Post by cindyandben on Dec 11, 2007 20:01:47 GMT -5
This last Sunday, our minister (is it ok to talk about our faith communities in this forum?) stood up at our congregational Christmas dinner and announced good news and bad news; the good news was that the deacons had arranged a beautiful table for us, but the bad news was that the 'guest of honor', a roast pig from the Italian Market section of town (think Rocky Balboa doing his runs and punching practice) was lost somewhere on the way. The pig arrived an hour late, but we were all happy to partake of it, and it was sinfully good, stuffed with rosemary and lots of garlic.
I feel that way today; there's good news and bad news. The good news is that my husband wants to go to an SA meeting and is concerned about having appeared once or twice and then 'disappearing', although his reasons were entirely for my benefit. I was desperately in need of help to get the house ready for my (extremely critical) mother-in-law and father-in-law to come and babysit while we attended a concert. So I am thrilled that he wants to attend today.

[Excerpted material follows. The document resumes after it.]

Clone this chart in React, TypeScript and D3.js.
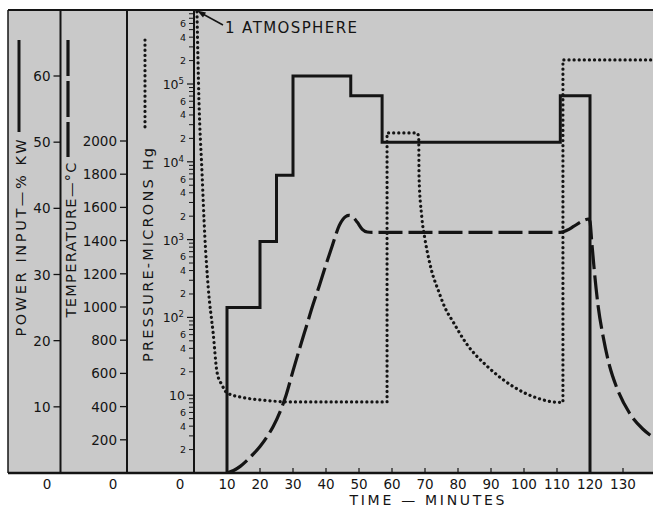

The bad news is that when I tried to discuss with him the whole process of self-examination that is involved in any 12 step program, (based on my observation so far of AA and SA, and SAANon), he blocked out what I was saying so completely that he could not even reflect back to me what I had just said a few seconds previously. He is very intelligent, but he claims not to be a wordsmith of the sort he says I am. However, he managed to find nearly half a dozen ways to say something that sort of sounded a little like what I had said, often dredging up phrasing or points I had tried with him months or years before, in a facile and agile display of verbal improvisation.

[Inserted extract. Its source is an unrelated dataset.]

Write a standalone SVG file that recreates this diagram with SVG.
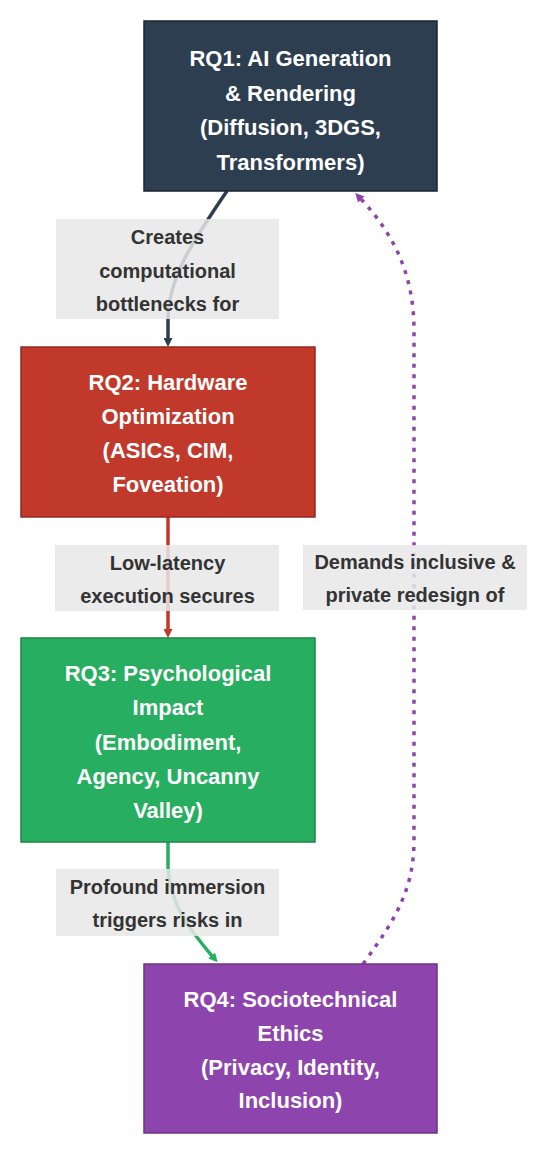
<svg xmlns="http://www.w3.org/2000/svg" width="550" height="1158" viewBox="0 0 550 1158">
  <style>
    .node text { font-family: "Liberation Sans", Arial, sans-serif; font-size: 22px; font-weight: bold; fill: #ffffff; text-anchor: middle; }
    .lbl rect { fill: #e8e8e8; fill-opacity: 0.85; }
    .lbl text { font-family: "Liberation Sans", Arial, sans-serif; font-size: 20px; font-weight: bold; fill: #333333; text-anchor: middle; }
    .edge { fill: none; stroke-width: 3.5; }
  </style>
  <defs>
    <marker id="m1" viewBox="0 0 9 9" markerWidth="9" markerHeight="9" refX="2" refY="4.5" orient="auto" markerUnits="userSpaceOnUse"><path d="M0,0 L9,4.5 L0,9 z" fill="#2c3e50"/></marker>
    <marker id="m2" viewBox="0 0 9 9" markerWidth="9" markerHeight="9" refX="2" refY="4.5" orient="auto" markerUnits="userSpaceOnUse"><path d="M0,0 L9,4.5 L0,9 z" fill="#c0392b"/></marker>
    <marker id="m3" viewBox="0 0 9 9" markerWidth="9" markerHeight="9" refX="2" refY="4.5" orient="auto" markerUnits="userSpaceOnUse"><path d="M0,0 L9,4.5 L0,9 z" fill="#27ae60"/></marker>
    <marker id="m4" viewBox="0 0 9 9" markerWidth="9" markerHeight="9" refX="2" refY="4.5" orient="auto" markerUnits="userSpaceOnUse"><path d="M0,0 L9,4.5 L0,9 z" fill="#8e44ad"/></marker>
  </defs>
  <rect width="550" height="1158" fill="#ffffff"/>

  <g id="connectors">
    <path class="edge" d="M227,191 C190,245 168,280 168,320 L168,340" stroke="#2c3e50" marker-end="url(#m1)"/>
    <path class="edge" d="M168,517 L168,631" stroke="#c0392b" marker-end="url(#m2)"/>
    <path class="edge" d="M168,842 L168,868 C170,905 190,930 213,957" stroke="#27ae60" marker-end="url(#m3)"/>
    <path class="edge" d="M363,964 C395,920 414,890 414,840 L414,330 C414,270 390,230 360,198" stroke="#8e44ad" stroke-dasharray="4 6.5" marker-end="url(#m4)"/>
    <g class="lbl">
      <rect x="56" y="219" width="223" height="100"/>
      <text x="167.5" y="244">Creates</text>
      <text x="167.5" y="278">computational</text>
      <text x="167.5" y="311">bottlenecks for</text>
    </g>
    <g class="lbl">
      <rect x="55" y="545" width="224" height="66"/>
      <text x="167.5" y="570">Low-latency</text>
      <text x="167.5" y="603">execution secures</text>
    </g>
    <g class="lbl">
      <rect x="56" y="869" width="223" height="67"/>
      <text x="167.5" y="894">Profound immersion</text>
      <text x="167.5" y="927">triggers risks in</text>
    </g>
    <g class="lbl">
      <rect x="303" y="545" width="224" height="65"/>
      <text x="415" y="569">Demands inclusive &amp;</text>
      <text x="415" y="602">private redesign of</text>
    </g>
  </g>

  <g id="rq1" class="node">
    <rect x="144" y="21" width="293" height="170" fill="#2c3e50" stroke="#1a252f" stroke-width="1.5"/>
    <text x="290.5" y="66">RQ1: AI Generation</text>
    <text x="290.5" y="101">&amp; Rendering</text>
    <text x="290.5" y="135">(Diffusion, 3DGS,</text>
    <text x="290.5" y="170">Transformers)</text>
  </g>
  <g id="rq2" class="node">
    <rect x="21" y="347" width="294" height="170" fill="#c0392b" stroke="#922b21" stroke-width="1.5"/>
    <text x="168" y="390">RQ2: Hardware</text>
    <text x="168" y="424">Optimization</text>
    <text x="168" y="458">(ASICs, CIM,</text>
    <text x="168" y="492">Foveation)</text>
  </g>
  <g id="rq3" class="node">
    <rect x="21" y="638" width="294" height="204" fill="#27ae60" stroke="#1e8449" stroke-width="1.5"/>
    <text x="168" y="681">RQ3: Psychological</text>
    <text x="168" y="715">Impact</text>
    <text x="168" y="750">(Embodiment,</text>
    <text x="168" y="784">Agency, Uncanny</text>
    <text x="168" y="818">Valley)</text>
  </g>
  <g id="rq4" class="node">
    <rect x="144" y="964" width="293" height="169" fill="#8e44ad" stroke="#6c3483" stroke-width="1.5"/>
    <text x="290.5" y="1007">RQ4: Sociotechnical</text>
    <text x="290.5" y="1041">Ethics</text>
    <text x="290.5" y="1075">(Privacy, Identity,</text>
    <text x="290.5" y="1108">Inclusion)</text>
  </g>
</svg>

And it was all apparently directed at wasting our precious moments of adult time together before the kids are fully awake and capable of understanding our conversation. We were stuck at square one, and - ding ding - time for discussion was up!
Maybe I am being paranoid, but it seems to me that a basic tenet of communication is assuring the other party that you hear and understand them, and repeating back to someone what they have just said to you is a very simple way to signal that we are listening. He is not even able to do that! This discourages me so deeply. And yet, he says he wants to work on our marriage, and wants to not mess things up any more.

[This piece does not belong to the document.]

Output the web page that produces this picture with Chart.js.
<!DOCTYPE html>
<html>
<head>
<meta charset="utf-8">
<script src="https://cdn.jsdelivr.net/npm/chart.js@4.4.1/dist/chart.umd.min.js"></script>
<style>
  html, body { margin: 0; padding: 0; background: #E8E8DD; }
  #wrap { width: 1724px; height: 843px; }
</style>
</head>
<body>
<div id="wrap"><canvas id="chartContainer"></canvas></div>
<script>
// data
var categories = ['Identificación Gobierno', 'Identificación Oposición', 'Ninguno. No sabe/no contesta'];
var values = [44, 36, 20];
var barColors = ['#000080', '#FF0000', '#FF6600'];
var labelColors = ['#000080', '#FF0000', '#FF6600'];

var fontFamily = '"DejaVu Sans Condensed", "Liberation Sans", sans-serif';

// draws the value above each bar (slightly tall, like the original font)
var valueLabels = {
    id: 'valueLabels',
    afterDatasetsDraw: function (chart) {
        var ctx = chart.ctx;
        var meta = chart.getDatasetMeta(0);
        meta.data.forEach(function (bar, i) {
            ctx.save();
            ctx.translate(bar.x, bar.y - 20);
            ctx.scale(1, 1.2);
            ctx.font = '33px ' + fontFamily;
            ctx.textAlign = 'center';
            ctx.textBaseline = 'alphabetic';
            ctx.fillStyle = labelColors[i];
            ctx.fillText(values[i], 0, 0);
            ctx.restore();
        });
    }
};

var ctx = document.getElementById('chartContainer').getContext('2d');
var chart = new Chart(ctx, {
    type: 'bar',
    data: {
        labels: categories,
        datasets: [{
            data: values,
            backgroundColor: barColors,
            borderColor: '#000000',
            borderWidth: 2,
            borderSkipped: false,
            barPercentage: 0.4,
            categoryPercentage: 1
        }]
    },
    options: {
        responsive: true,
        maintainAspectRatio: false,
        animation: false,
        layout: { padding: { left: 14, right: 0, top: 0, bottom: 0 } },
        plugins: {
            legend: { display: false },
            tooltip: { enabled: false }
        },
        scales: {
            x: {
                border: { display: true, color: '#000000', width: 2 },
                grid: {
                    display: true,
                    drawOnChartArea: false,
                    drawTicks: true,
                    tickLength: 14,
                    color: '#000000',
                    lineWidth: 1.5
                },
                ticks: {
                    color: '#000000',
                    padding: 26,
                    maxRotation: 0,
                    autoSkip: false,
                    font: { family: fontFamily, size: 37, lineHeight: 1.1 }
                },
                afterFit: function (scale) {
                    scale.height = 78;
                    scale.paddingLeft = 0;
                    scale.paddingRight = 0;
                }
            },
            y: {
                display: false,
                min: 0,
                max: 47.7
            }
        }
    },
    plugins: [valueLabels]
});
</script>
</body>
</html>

I have no idea if he has been doing anything behind my back - He has had hardly any time for sleep, much less self abuse or pornography!
Two insights into addiction have been presented to me; my son is clearly in danger of becoming seriously addicted to online games. These have transformed him into a snarling, dishonest, shirking, rude, oblivious creature most unlike my darling little boy.
a friend is now essentially homeless because of her husband's gamblng addiction. If her daughter chooses not to put them up, they are sunk, having lost 2 homes to the husband's gambling. When he was depressed, he stole a large quantity of money lent by a friend, and then at some point tried suicide ( i think that was to get attention).
These brains are all disordered neurochemically - why is there so little research being done on why people get hooked? We need a Manhattan Project for addiction!
Thank you for listening, and bless you all.
I feel that way today; there's good news and bad news. The good news is that my husband wants to go to an SA meeting and is concerned about having appeared once or twice and then 'disappearing', although his reasons were entirely for my benefit. I was desperately in need of help to get the house ready for my (extremely critical) mother-in-law and father-in-law to come and babysit while we attended a concert. So I am thrilled that he wants to attend today.
The bad news is that when I tried to discuss with him the whole process of self-examination that is involved in any 12 step program, (based on my observation so far of AA and SA, and SAANon), he blocked out what I was saying so completely that he could not even reflect back to me what I had just said a few seconds previously. He is very intelligent, but he claims not to be a wordsmith of the sort he says I am. However, he managed to find nearly half a dozen ways to say something that sort of sounded a little like what I had said, often dredging up phrasing or points I had tried with him months or years before, in a facile and agile display of verbal improvisation.
And it was all apparently directed at wasting our precious moments of adult time together before the kids are fully awake and capable of understanding our conversation. We were stuck at square one, and - ding ding - time for discussion was up!
Maybe I am being paranoid, but it seems to me that a basic tenet of communication is assuring the other party that you hear and understand them, and repeating back to someone what they have just said to you is a very simple way to signal that we are listening. He is not even able to do that! This discourages me so deeply. And yet, he says he wants to work on our marriage, and wants to not mess things up any more.
I have no idea if he has been doing anything behind my back - He has had hardly any time for sleep, much less self abuse or pornography!
Two insights into addiction have been presented to me; my son is clearly in danger of becoming seriously addicted to online games. These have transformed him into a snarling, dishonest, shirking, rude, oblivious creature most unlike my darling little boy.
a friend is now essentially homeless because of her husband's gamblng addiction. If her daughter chooses not to put them up, they are sunk, having lost 2 homes to the husband's gambling. When he was depressed, he stole a large quantity of money lent by a friend, and then at some point tried suicide ( i think that was to get attention).
These brains are all disordered neurochemically - why is there so little research being done on why people get hooked? We need a Manhattan Project for addiction!
Thank you for listening, and bless you all.